Nearly 20 years and this case is riddled with holes . . . This guy has been on disability for 20 years, twenty years. He might have been placed on disability at age 37, 38, 39, 40 years old. He's now 57 years old. I don't know what he is doing on disability. There's no evidence of disability. There's no evidence of mental illness.
This is a case that's been screaming to everybody for years . . . This is a case unlike all the rest of them. This does not involve intelligence or intelligent lawyering. There is only one question here, did the guy make violent threats, act in a disruptive manner or didn't he make violent threats and act in a disruptive manner? That's the issue. Right? If he didn't do that, you can't win. If you can't prove that, you can't win.

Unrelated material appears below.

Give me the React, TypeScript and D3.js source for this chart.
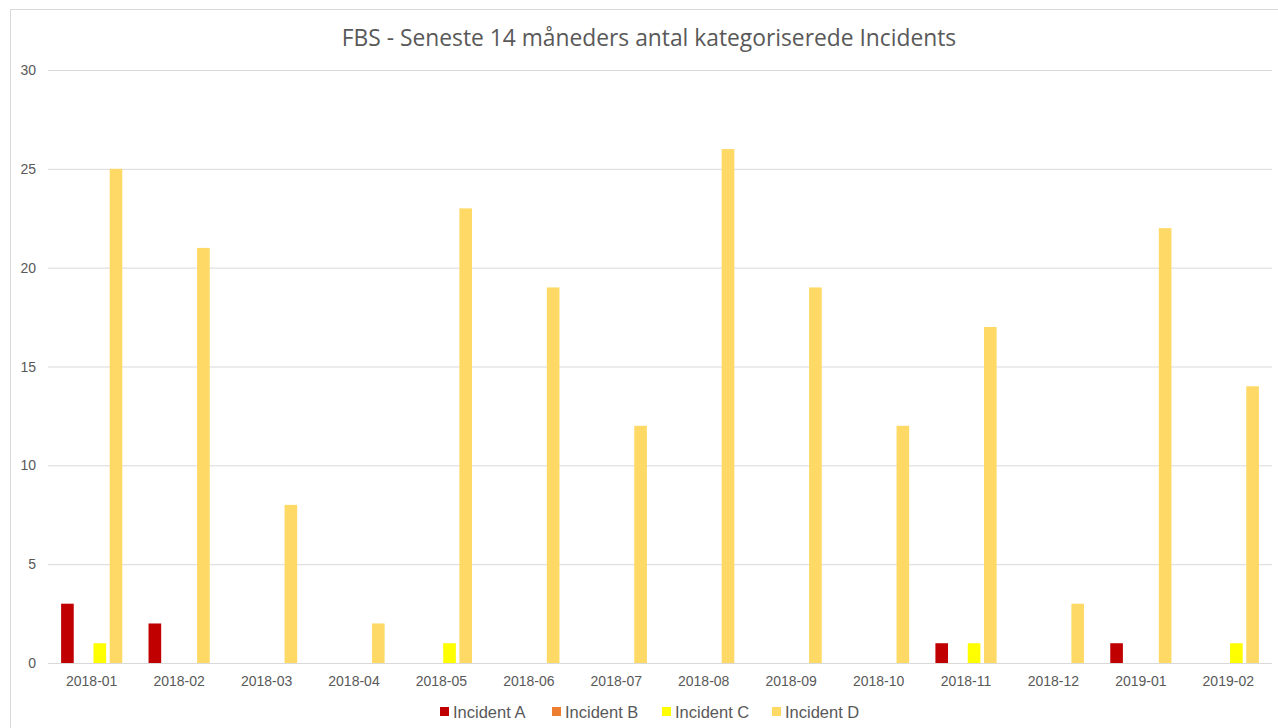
import React from "react";
import * as d3 from "d3";

const categories = ["2018-01","2018-02","2018-03","2018-04","2018-05","2018-06","2018-07","2018-08","2018-09","2018-10","2018-11","2018-12","2019-01","2019-02"];
const seriesNames = ["Incident A","Incident B","Incident C","Incident D"];
const incidentA = [3,2,0,0,0,0,0,0,0,0,1,0,1,0];
const incidentB = [0,0,0,0,0,0,0,0,0,0,0,0,0,0];
const incidentC = [1,0,0,0,1,0,0,0,0,0,1,0,0,1];
const incidentD = [25,21,8,2,23,19,12,26,19,12,17,3,22,14];
const yTicks = [0,5,10,15,20,25,30];
const colors = ["#C00000","#ED7D31","#FFFF00","#FFD966"];
const title = "FBS - Seneste 14 måneders antal kategoriserede Incidents";

export default function App() {
  const W = 1278, H = 728;
  const left = 48, right = 1272, top = 70, bottom = 663;
  const seriesVals = [incidentA, incidentB, incidentC, incidentD];
  const x0 = d3.scaleBand<string>().domain(categories).range([left, right]).paddingInner(0.3).paddingOuter(0.15);
  const x1 = d3.scaleBand<string>().domain(seriesNames).range([0, x0.bandwidth()]).paddingInner(0.22);
  const y = d3.scaleLinear().domain([0, 30]).range([bottom, top]);
  const font = "'Liberation Sans', Arial, sans-serif";

  const legendX = [440, 552, 662, 772];

  return (
    <svg width={W} height={H} style={{ position: "absolute", left: 0, top: 0, background: "#fff" }}>
      <rect x={10.5} y={9.5} width={1290} height={740} fill="#fff" stroke="#d9d9d9" />
      <text x={649} y={46} textAnchor="middle" fontFamily="'Open Sans', 'Noto Sans', sans-serif" fontSize={22.8} fill="#595959">{title}</text>
      {yTicks.map(t => (
        <g key={t}>
          <line x1={left} x2={right} y1={y(t) + 0.5} y2={y(t) + 0.5} stroke="#d9d9d9" strokeWidth={1} />
          <text x={36} y={y(t) + 5} textAnchor="end" fontFamily={font} fontSize={14} fill="#595959">{t}</text>
        </g>
      ))}
      {categories.map((c, i) => (
        <g key={c}>
          {seriesNames.map((s, j) => {
            const v = seriesVals[j][i];
            if (!v) return null;
            return <rect key={s} x={(x0(c) as number) + (x1(s) as number)} y={y(v)} width={x1.bandwidth()} height={y(0) - y(v)} fill={colors[j]} />;
          })}
          <text x={(x0(c) as number) + x0.bandwidth() / 2} y={686} textAnchor="middle" fontFamily={font} fontSize={14} fill="#595959">{c}</text>
        </g>
      ))}
      {seriesNames.map((s, j) => (
        <g key={s}>
          <rect x={legendX[j]} y={707} width={9} height={9} fill={colors[j]} />
          <text x={legendX[j] + 13} y={718} fontFamily={font} fontSize={16.5} fill="#595959">{s}</text>
        </g>
      ))}
    </svg>
  );
}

I don't care how many mental health experts you can get to testify that he might become violent, he could become violent. Where is the evidence he acted in a violent manner or that he threatened anyone? Where is the evidence -- reasonable, persuasive evidence -- that would tell an expert he had a propensity to act out violently? Where is the evidence other employees were afraid of him? All I have before me is a confidential memo a lawyer wrote saying people were afraid of him. All I have before me is a confidential memo -- a memo that says a psychiatrist who never evaluated him said he had mental illness. And by the way, the memo doesn't even identify the psychiatrist who said that. What kind of a lawyer writes a memo to his confidential file intended to memorialize events that is so vague that it says virtually nothing? Just what does this memo memorialize? Virtually nothing. As far as I can see this memo isn't evidence of anything other than the figment of an attorney's imagination. It says virtually nothing. All this memo says to me is that unidentified people said unspecified bad things about Petitioner.
And how the Social Security Administration got suckered into basing a disability determination on the basis of this memo is beyond me. The memo says nothing.